Keadaan ini membawa implikasi bagi seseorang, yaitu dirinya terarah secara fisk
dan spiritual kepada Allah. Miring ke kanan adalah simbol yang baik.

Kanan dalam pandangan Islam, sering diistilahkan ash-habul yamin, adalah posisi yang baik (Nashori, 2002).

Tidak kurang dari itu, miring ke kanan ternyata memiliki implikasi biologis bagi seseorang. Dalam posisi demikian, lambung berada dalam posisi yang lebih bebas untuk menjalankan fungsinya (Maas, 2002).

Aspek ketiga adalah nyaman secara psikologis. Keadaan lain yang dipandang mempengaruhi kualitas tidur adalah kenyamanan secara psikologis.

Boleh jadi seseorang dalam keadaan menghadapi beragam masalah, namun yang terpenting adalah bagaimana ia menanggapi masalah tersebut.

Bila seseorang tetap optimis dalam memandang berbagai macam masalah, yakin akan adanya jalan keluar, maka ia dapat menjalani tidurnya dengan baik.

Sebaliknya, kalau seseorang dibebani oleh berbagai macam hal menjelang tidurnya, misalnya dipenuhi ketakutan, maka tidurnya kemungkinan lebih mudah terganggu (Nashori, 2002).

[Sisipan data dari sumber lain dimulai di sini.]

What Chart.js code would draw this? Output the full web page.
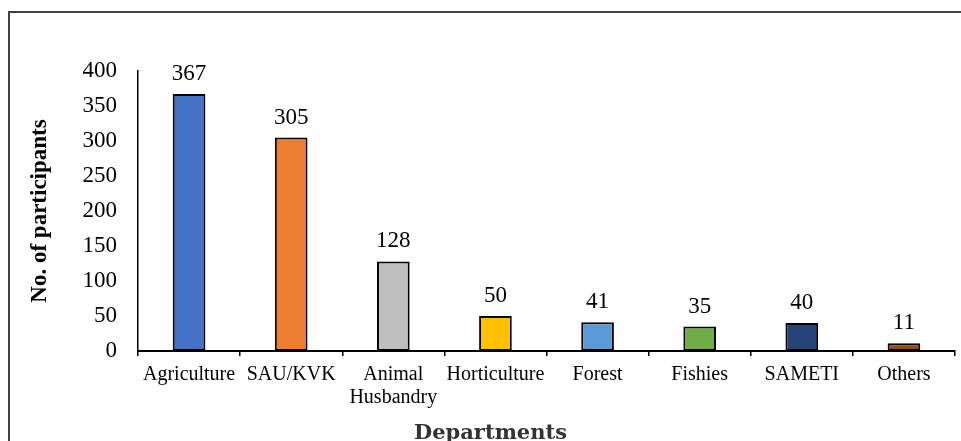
<!DOCTYPE html>
<html>
<head>
<meta charset="utf-8">
<script src="https://cdn.jsdelivr.net/npm/chart.js@4/dist/chart.umd.min.js"></script>
<style>
  html, body { margin: 0; padding: 0; background: #fff; }
  #wrap { position: relative; width: 961px; height: 441px; }
</style>
</head>
<body>
<div id="wrap"><canvas id="c" width="961" height="441"></canvas></div>
<script>
// ---- data ----
const categories = ['Agriculture', 'SAU/KVK', ['Animal', 'Husbandry'], 'Horticulture', 'Forest', 'Fishies', 'SAMETI', 'Others'];
const participants = [367, 305, 128, 50, 41, 35, 40, 11];
const yTicks = { min: 0, max: 400, step: 50 };
const xTitle = 'Departments';
const yTitle = 'No. of participants';
const barColors = ['#4472C4', '#ED7D31', '#BFBFBF', '#FFC000', '#5B9BD5', '#70AD47', '#264478', '#9E480E'];

const SERIF = '"Liberation Serif", "Times New Roman", serif';

const frame = {
  id: 'frame',
  beforeDraw(chart) {
    const ctx = chart.ctx;
    ctx.save();
    ctx.fillStyle = '#ffffff';
    ctx.fillRect(0, 0, chart.width, chart.height);
    ctx.strokeStyle = '#404040';
    ctx.lineWidth = 2;
    ctx.strokeRect(9, 12, 1000, 1000);
    ctx.restore();
  }
};

const valueLabels = {
  id: 'valueLabels',
  afterDatasetsDraw(chart) {
    const ctx = chart.ctx;
    const meta = chart.getDatasetMeta(0);
    const data = chart.data.datasets[0].data;
    ctx.save();
    ctx.font = '23px ' + SERIF;
    ctx.fillStyle = '#000';
    ctx.textAlign = 'center';
    ctx.textBaseline = 'alphabetic';
    meta.data.forEach((bar, i) => {
      ctx.fillText(String(data[i]), bar.x, bar.y - 14);
    });
    ctx.restore();
  }
};

new Chart(document.getElementById('c'), {
  type: 'bar',
  data: {
    labels: categories,
    datasets: [{
      data: participants,
      backgroundColor: barColors,
      borderColor: '#000',
      borderWidth: 2,
      borderSkipped: false,
      categoryPercentage: 1,
      barPercentage: 0.32
    }]
  },
  options: {
    responsive: false,
    animation: false,
    devicePixelRatio: 1,
    layout: { padding: { left: 26, right: 6, top: 71, bottom: 0 } },
    plugins: {
      legend: { display: false },
      tooltip: { enabled: false },
      title: {
        display: true,
        position: 'bottom',
        text: xTitle,
        color: '#333333',
        font: { family: '"DejaVu Serif", serif', size: 21, weight: 'bold', lineHeight: 1.2 },
        padding: { top: 5, bottom: -5 }
      }
    },
    scales: {
      x: {
        afterFit(scale) { scale.height = 64.8; },
        grid: { display: true, drawOnChartArea: false, drawTicks: true, tickLength: 5, color: '#000', lineWidth: 1.5, offset: true },
        border: { display: true, color: '#000', width: 2 },
        ticks: { color: '#000', padding: 8, maxRotation: 0, autoSkip: false, font: { family: SERIF, size: 20, lineHeight: 1.12 } }
      },
      y: {
        min: yTicks.min,
        max: yTicks.max,
        afterFit(scale) { scale.width = 112; },
        grid: { display: false, drawTicks: false },
        border: { display: true, color: '#000', width: 1.5 },
        ticks: { stepSize: yTicks.step, color: '#000', padding: 21, font: { family: SERIF, size: 23 } },
        title: {
          display: true,
          text: yTitle,
          color: '#000',
          font: { family: SERIF, size: 23, weight: 'bold', lineHeight: 1.2 },
          padding: { top: 0, bottom: 0 }
        }
      }
    }
  },
  plugins: [frame, valueLabels]
});
</script>
</body>
</html>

Aspek keempat adalah badan dalam keadaan rileks (tidak aktivitas tidur yang berat) menjelang tidur. Secara fisik, aktivitas yang dianjurkan adalah tidak melakukan aktivitas
fisik yang berat sesaat menjelang tidur.

Dikatakan oleh Maas (2002) bahwa menjelang tidur seseorang sebaiknya tidak melakukan aktivitas olahraga. Aktivitas olahraga yang terlalu dekat dengan waktu tidur akan menghadirkan pengaruh berupa terganggunya tidur seseorang.

Yang dianjurkan adalah di sore hari, beberapa jam sebelum tidur, seseorang berolahraga. Ototnya telah memperoleh kesempatan untuk relaksasi, sehingga saat tidur seseorang dapat menjalaninya secara pulas.